As a matter of law, this Court finds that Lane's image and likeness were not used to promote a product or service. In coming to this conclusion, this Court relies on section 47 of the Restatement (Third) of Unfair Competition which defines "the purposes of trade" as follows:
The names, likeness, and other indicia of a person's identity are used "for the purposes of trade" . . . if they are used in advertising the user's goods or services, or are placed on merchandise marketed by the user, or are used in connection with services rendered by the user. However, use "for the purpose of trade" does not ordinarily include the use of a person's identity in news reporting, commentary, entertainment, works of fiction or nonfiction, or in advertising incidental to such uses.
In this case, it is irrefutable that the Girls Gone Wild video is an expressive work created solely for entertainment purposes. Similarly, it is also irrefutable that while Lane's image and likeness were used to sell copies of Girls Gone Wild, her image and likeness were never associated with a product or service unrelated to that work. Indeed, in both the video and its commercial advertisements, Lane is never shown endorsing or promoting a product, but rather, as part of an expressive work in which she voluntarily participated. [Citations omitted.]
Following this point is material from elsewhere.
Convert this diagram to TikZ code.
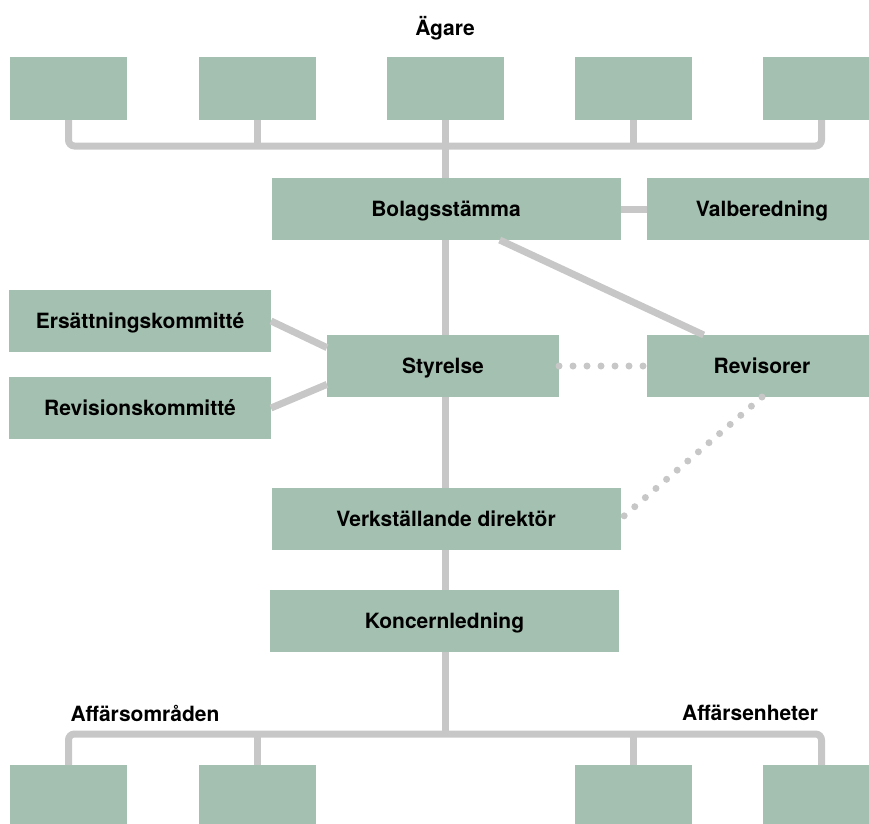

. . . [C]ommon usage of the term "commercial" in the commercial misappropriation and right of publicity context is indeed limited to the promotion of a product or service . . . , but . . . such works [also] should be protected by the First Amendment. [Citations omitted.]
In sum, the court found that no model release was needed to include the plaintiff's image in the "Girls Gone Wild" video as long as her image/likeness was not used to promote another product or service. While each circumstance is different, this case does a good job of explaining when a model release is needed in Florida.
Take my advice; get professional help.